Given request – Set down, exactly as written, the lines from the top of the data to the line that holds "(8,6.5) -- (911,6.5);", and omit the pictures.
■ ■ ■ ■ ■
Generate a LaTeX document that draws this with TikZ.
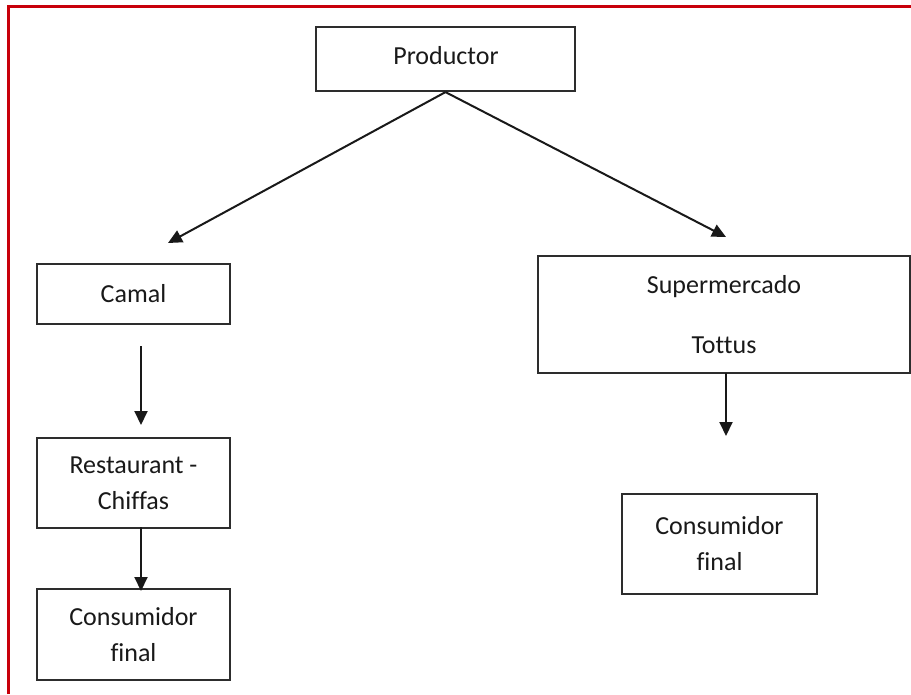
\documentclass[tikz,border=0pt]{standalone}
\usepackage{fontspec}
\setmainfont{Carlito}[Ligatures=NoCommon]
\usetikzlibrary{arrows.meta}
\definecolor{framered}{RGB}{200,0,10}
\definecolor{boxline}{RGB}{45,45,45}
\tikzset{
  box/.style={draw=boxline, line width=2.2pt, rectangle, inner sep=0pt,
    align=center, font=\fontsize{26}{36}\selectfont, text=black!90},
  flow/.style={draw=black!90, line width=2pt,
    -{Triangle[length=14pt,width=13pt]}},
}
\begin{document}
\begin{tikzpicture}[x=1pt,y=-1pt]
  \useasboundingbox (0,0) rectangle (911,694);
  % page frame (top and left edges)
  \draw[framered, line width=3pt] (8,694) -- (8,6.5) -- (911,6.5);

  % boxes
  \node[box, minimum width=259pt, minimum height=64pt] (prod) at (445.5,59) {};
  \node[font=\fontsize{26}{36}\selectfont, text=black!90, inner sep=0pt] (prodtext) at (446,56) {Productor};
  \node[box, minimum width=193pt, minimum height=60pt] (camal) at (133.5,294) {Camal};
  \node[box, minimum width=193pt, minimum height=90pt] (rest) at (133.5,483) {Restaurant -\\Chiffas};
  \node[box, minimum width=193pt, minimum height=91pt] (consA) at (133.5,634.5) {Consumidor\\final};
  \node[box, minimum width=372pt, minimum height=117pt] (super) at (724,314.5) {Supermercado\\[24pt]Tottus};
  \node[box, minimum width=195pt, minimum height=100pt] (consB) at (719.5,544) {Consumidor\\final};

  % free arrow ends
  \coordinate (toCamal) at (168,243);
  \coordinate (toSuper) at (726,237);
  \coordinate (camalOut) at (141,346);
  \coordinate (toRest) at (141,425);
  \coordinate (superOut) at (726,373);
  \coordinate (toConsB) at (726,436);
  \coordinate (restOut) at (141,527);
  \coordinate (toConsA) at (141,591);

  % connectors
  \draw[flow] (prod.south) -- (toCamal);
  \draw[flow] (prod.south) -- (toSuper);
  \draw[flow] (camalOut) -- (toRest);
  \draw[flow] (restOut) -- (toConsA);
  \draw[flow] (superOut) -- (toConsB);
\end{tikzpicture}
\end{document}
■ ■ ■ ■ ■
Expected answer –
Generate a LaTeX document that draws this with TikZ.
\documentclass[tikz,border=0pt]{standalone}
\usepackage{fontspec}
\setmainfont{Carlito}[Ligatures=NoCommon]
\usetikzlibrary{arrows.meta}
\definecolor{framered}{RGB}{200,0,10}
\definecolor{boxline}{RGB}{45,45,45}
\tikzset{
  box/.style={draw=boxline, line width=2.2pt, rectangle, inner sep=0pt,
    align=center, font=\fontsize{26}{36}\selectfont, text=black!90},
  flow/.style={draw=black!90, line width=2pt,
    -{Triangle[length=14pt,width=13pt]}},
}
\begin{document}
\begin{tikzpicture}[x=1pt,y=-1pt]
  \useasboundingbox (0,0) rectangle (911,694);
  % page frame (top and left edges)
  \draw[framered, line width=3pt] (8,694) -- (8,6.5) -- (911,6.5);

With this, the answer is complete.